Interactive relaxation method for a broad class of integer and continuous nonlinear multiple criteria problems

Abstract

An interactive decomposition algorithm for solving a broad class of multiple criteria (MC) problems is presented in this paper. On the one hand, the method is designed to solve a broad class of MC problems, including complex ones; i.e., problems with nonlinear objective functions and nonlinear constraints , with continuous and/or integer-valued decision variables , and with an unknown underlying nonlinear preference function . On the other hand, the method is intended to reduce the assessment burden on the decision maker (DM) by simplifying and facilitating the task of making preference assessments and tradeoffs.
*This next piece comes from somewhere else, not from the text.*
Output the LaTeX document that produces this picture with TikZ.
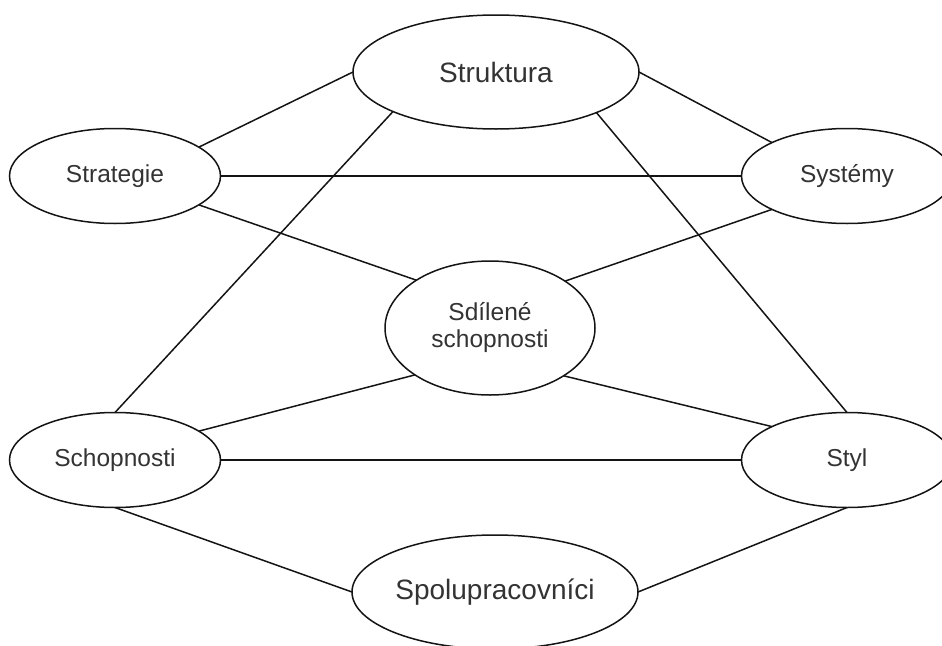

The method is efficient from a computational standpoint, since the only program that needs to be solved at each iteration is linear in the decision variables. Also the algorithm is capable of producing lower and upper bounds (LB and UB) on the optimal objective value of the MC problem at each iteration, although the DM's preference function is not assumed to be known explicitly. LB and UB can be used to terminate the search prematurely at a satisfactory (“good enough”) solution and, consequently, to reduce the computational time as well as the number of preference assessments that the DM must make. Finally, all the tradeoffs that the DM is required to make are of the form of ordinal paired comparisons , most of which are particularly simple since they involve changes in only two criteria at a time. Also, all the preference assessments are made in the context of feasible solutions only.